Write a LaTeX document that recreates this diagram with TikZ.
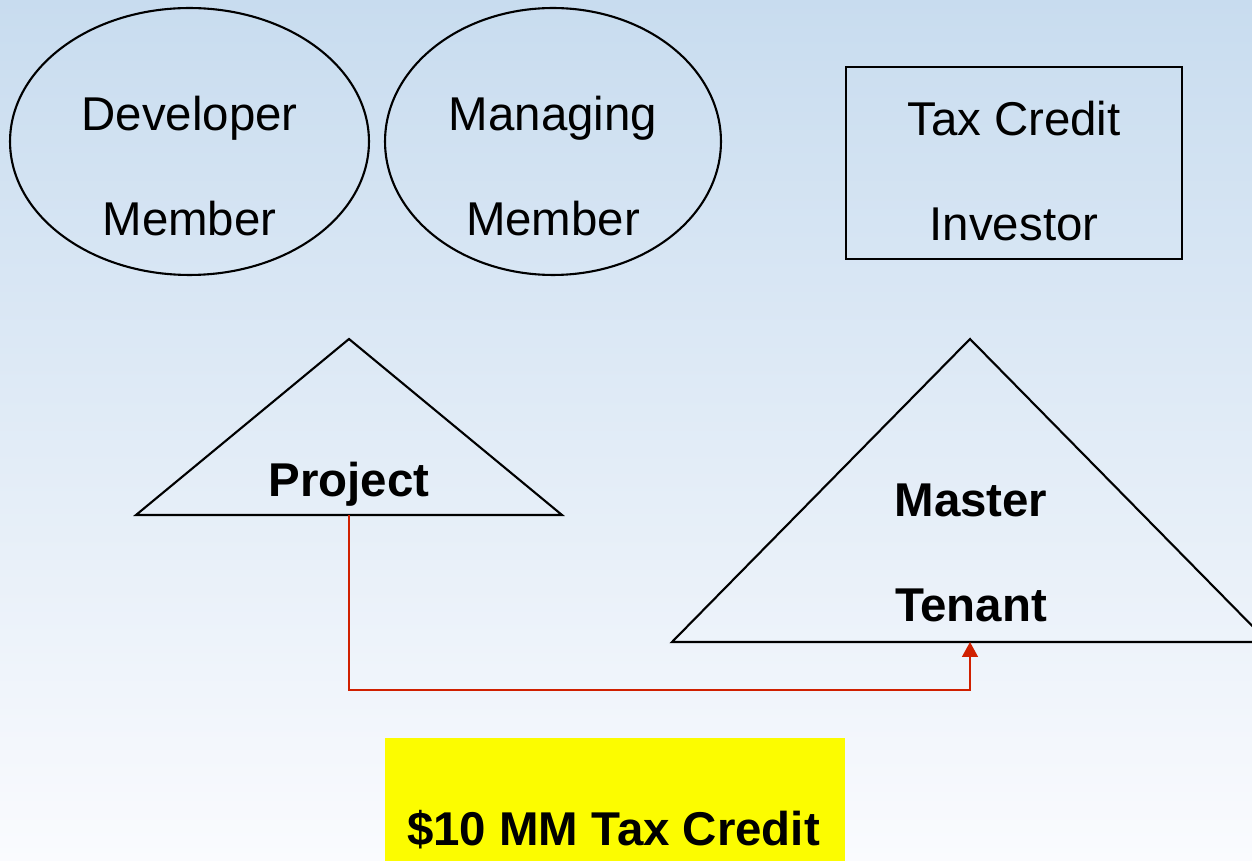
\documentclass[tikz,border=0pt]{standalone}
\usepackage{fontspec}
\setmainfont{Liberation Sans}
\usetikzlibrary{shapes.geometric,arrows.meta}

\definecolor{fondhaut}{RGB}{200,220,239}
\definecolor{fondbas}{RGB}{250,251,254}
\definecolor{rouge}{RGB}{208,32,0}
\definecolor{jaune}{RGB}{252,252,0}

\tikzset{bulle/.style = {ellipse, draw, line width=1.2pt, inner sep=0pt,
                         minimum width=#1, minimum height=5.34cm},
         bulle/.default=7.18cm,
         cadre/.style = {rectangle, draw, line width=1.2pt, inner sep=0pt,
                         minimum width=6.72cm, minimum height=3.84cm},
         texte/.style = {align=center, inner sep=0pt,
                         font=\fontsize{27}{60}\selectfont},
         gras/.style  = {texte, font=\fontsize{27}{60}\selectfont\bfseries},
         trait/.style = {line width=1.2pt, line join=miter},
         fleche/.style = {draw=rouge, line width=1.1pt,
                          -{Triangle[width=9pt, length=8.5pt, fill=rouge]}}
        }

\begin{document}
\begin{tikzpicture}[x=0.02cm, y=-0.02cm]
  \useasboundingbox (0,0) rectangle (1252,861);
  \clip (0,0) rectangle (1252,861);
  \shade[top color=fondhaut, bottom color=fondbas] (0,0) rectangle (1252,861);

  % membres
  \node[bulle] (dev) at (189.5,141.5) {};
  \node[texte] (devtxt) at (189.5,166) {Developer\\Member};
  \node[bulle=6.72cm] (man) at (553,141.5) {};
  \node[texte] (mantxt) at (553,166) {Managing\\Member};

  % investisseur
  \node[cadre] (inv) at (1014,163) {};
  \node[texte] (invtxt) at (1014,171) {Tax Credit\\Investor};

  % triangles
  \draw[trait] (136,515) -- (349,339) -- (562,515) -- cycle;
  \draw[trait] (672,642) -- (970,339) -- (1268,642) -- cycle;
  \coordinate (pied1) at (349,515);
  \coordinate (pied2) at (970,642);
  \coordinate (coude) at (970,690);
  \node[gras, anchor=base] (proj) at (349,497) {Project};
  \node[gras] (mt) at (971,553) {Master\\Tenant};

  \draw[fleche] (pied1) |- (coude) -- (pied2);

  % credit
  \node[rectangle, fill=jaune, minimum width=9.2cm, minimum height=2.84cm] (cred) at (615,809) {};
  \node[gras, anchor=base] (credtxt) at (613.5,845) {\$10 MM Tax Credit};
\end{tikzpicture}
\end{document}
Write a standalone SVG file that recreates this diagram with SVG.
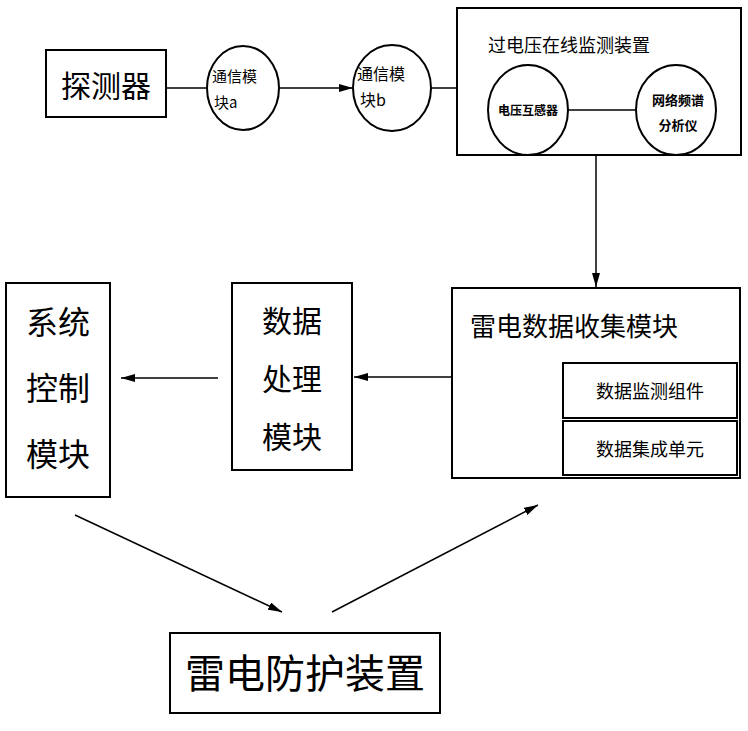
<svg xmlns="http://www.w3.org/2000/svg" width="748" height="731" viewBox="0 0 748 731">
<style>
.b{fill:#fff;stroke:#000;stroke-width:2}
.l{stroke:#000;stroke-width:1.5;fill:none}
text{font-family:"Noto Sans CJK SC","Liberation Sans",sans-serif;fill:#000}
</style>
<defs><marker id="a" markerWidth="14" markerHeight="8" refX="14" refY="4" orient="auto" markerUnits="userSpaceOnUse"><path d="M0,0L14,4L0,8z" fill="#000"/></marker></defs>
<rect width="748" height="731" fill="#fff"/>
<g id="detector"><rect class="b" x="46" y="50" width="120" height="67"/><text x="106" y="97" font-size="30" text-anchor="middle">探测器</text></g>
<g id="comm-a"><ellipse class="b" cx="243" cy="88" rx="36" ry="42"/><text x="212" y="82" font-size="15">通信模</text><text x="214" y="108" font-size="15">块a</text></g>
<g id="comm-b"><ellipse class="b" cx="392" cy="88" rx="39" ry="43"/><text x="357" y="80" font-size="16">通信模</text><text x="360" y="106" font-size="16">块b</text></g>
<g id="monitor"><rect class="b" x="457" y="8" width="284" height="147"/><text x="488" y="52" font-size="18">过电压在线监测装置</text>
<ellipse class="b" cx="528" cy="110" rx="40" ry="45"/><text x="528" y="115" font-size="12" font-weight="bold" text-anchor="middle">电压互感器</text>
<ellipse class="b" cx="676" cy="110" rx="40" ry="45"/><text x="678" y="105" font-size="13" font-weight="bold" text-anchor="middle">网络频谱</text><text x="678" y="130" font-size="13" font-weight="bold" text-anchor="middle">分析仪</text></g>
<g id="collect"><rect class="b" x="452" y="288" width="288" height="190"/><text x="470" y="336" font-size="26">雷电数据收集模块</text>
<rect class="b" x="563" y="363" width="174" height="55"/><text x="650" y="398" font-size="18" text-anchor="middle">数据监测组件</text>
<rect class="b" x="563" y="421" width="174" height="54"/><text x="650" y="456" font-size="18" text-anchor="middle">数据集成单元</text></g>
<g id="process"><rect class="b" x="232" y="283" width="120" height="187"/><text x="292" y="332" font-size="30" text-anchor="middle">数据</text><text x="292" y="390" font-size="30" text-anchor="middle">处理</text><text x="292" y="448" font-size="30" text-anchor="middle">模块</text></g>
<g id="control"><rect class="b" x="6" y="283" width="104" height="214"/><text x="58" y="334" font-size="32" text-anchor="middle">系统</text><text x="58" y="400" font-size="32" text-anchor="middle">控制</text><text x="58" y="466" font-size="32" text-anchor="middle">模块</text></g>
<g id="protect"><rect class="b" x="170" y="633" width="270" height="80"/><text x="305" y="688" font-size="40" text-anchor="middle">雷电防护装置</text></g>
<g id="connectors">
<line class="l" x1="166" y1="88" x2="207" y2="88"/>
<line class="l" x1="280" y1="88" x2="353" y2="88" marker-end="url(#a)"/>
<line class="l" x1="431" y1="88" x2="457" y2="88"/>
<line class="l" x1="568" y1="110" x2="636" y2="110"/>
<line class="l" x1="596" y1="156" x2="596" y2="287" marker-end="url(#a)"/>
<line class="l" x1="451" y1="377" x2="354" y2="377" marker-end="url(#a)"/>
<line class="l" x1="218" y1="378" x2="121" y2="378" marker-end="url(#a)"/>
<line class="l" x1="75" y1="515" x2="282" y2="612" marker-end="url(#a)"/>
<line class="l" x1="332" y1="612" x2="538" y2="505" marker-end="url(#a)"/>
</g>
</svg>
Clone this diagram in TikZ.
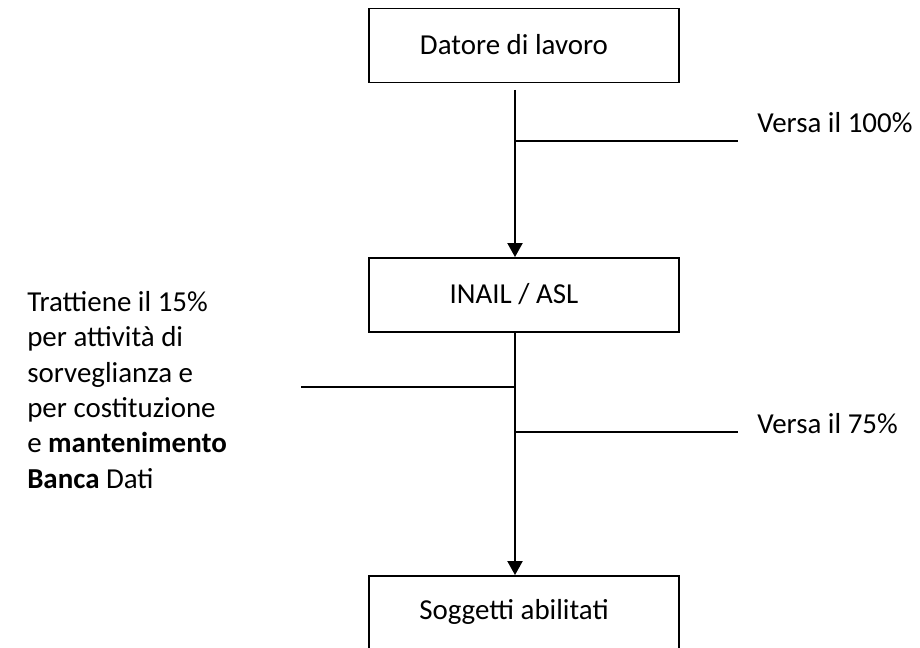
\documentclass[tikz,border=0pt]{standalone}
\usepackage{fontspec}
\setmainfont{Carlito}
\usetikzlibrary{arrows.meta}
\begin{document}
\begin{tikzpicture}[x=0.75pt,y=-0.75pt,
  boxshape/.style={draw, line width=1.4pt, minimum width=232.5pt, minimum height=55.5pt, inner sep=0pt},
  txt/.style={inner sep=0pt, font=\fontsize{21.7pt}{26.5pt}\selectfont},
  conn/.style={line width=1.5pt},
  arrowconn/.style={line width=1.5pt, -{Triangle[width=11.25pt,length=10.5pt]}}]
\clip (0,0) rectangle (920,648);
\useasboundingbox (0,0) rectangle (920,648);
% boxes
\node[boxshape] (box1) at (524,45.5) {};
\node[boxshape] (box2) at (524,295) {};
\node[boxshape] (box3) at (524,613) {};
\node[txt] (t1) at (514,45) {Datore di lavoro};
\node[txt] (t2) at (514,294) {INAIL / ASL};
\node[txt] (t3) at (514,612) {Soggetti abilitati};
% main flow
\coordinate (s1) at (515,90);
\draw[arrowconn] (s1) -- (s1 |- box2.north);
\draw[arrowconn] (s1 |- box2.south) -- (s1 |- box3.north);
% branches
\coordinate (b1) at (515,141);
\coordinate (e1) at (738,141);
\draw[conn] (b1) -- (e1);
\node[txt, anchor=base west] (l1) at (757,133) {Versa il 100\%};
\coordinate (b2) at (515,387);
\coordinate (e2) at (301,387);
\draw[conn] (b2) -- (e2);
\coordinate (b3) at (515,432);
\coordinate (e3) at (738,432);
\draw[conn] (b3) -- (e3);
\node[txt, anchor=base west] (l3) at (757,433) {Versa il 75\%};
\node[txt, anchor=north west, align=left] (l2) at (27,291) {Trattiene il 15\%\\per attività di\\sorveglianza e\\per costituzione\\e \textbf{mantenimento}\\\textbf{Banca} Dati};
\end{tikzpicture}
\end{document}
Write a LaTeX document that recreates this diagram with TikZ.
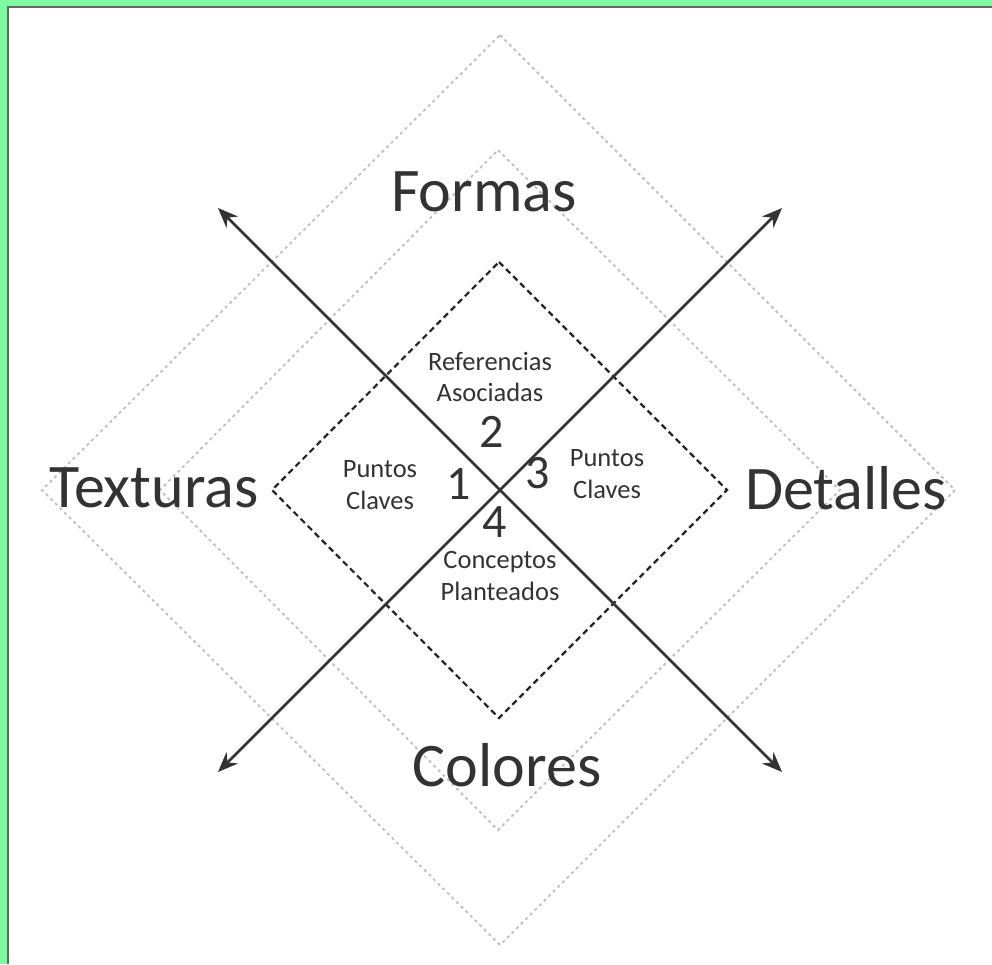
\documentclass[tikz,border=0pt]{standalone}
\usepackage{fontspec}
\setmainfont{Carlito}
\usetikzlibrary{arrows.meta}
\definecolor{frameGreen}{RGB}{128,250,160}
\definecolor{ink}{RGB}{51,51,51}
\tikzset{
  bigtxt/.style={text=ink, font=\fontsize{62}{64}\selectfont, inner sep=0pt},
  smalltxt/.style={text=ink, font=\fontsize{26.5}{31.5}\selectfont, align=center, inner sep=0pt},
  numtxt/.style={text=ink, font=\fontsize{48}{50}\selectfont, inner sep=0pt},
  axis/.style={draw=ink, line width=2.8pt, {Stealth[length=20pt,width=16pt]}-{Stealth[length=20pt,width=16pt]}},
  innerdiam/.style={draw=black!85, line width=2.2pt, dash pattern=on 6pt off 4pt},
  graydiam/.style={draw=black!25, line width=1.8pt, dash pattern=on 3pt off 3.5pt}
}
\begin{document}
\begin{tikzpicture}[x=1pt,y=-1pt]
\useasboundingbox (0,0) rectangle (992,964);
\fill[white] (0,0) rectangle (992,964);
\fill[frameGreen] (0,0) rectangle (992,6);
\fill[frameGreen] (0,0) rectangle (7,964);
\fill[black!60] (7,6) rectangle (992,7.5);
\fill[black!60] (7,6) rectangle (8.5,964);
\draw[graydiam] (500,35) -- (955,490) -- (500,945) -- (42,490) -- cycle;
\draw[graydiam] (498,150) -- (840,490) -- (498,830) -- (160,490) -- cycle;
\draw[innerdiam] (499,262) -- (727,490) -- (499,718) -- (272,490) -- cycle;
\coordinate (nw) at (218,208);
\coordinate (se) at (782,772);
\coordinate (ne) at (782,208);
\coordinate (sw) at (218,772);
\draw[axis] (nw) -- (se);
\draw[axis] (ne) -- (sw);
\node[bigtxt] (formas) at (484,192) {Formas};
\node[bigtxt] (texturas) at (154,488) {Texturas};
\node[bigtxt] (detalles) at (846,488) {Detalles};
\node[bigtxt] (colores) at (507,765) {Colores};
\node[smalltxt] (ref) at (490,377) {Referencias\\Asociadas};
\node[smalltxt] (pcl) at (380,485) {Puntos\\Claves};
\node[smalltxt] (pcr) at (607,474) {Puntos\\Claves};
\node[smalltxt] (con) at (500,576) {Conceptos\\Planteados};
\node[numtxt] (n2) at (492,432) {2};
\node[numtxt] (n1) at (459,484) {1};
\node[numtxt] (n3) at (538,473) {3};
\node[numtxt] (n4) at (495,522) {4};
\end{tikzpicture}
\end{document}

_EXERCISE DIRECTIONS_.
Write out, word for word, the lines from the start of the data through the one holding "color=fondbas] (0,0) rectangle (1252,861);". Omit pictures.

_RESPONSE_.
Write a LaTeX document that recreates this diagram with TikZ.
\documentclass[tikz,border=0pt]{standalone}
\usepackage{fontspec}
\setmainfont{Liberation Sans}
\usetikzlibrary{shapes.geometric,arrows.meta}

\definecolor{fondhaut}{RGB}{200,220,239}
\definecolor{fondbas}{RGB}{250,251,254}
\definecolor{rouge}{RGB}{208,32,0}
\definecolor{jaune}{RGB}{252,252,0}

\tikzset{bulle/.style = {ellipse, draw, line width=1.2pt, inner sep=0pt,
                         minimum width=#1, minimum height=5.34cm},
         bulle/.default=7.18cm,
         cadre/.style = {rectangle, draw, line width=1.2pt, inner sep=0pt,
                         minimum width=6.72cm, minimum height=3.84cm},
         texte/.style = {align=center, inner sep=0pt,
                         font=\fontsize{27}{60}\selectfont},
         gras/.style  = {texte, font=\fontsize{27}{60}\selectfont\bfseries},
         trait/.style = {line width=1.2pt, line join=miter},
         fleche/.style = {draw=rouge, line width=1.1pt,
                          -{Triangle[width=9pt, length=8.5pt, fill=rouge]}}
        }

\begin{document}
\begin{tikzpicture}[x=0.02cm, y=-0.02cm]
  \useasboundingbox (0,0) rectangle (1252,861);
  \clip (0,0) rectangle (1252,861);
  \shade[top color=fondhaut, bottom color=fondbas] (0,0) rectangle (1252,861);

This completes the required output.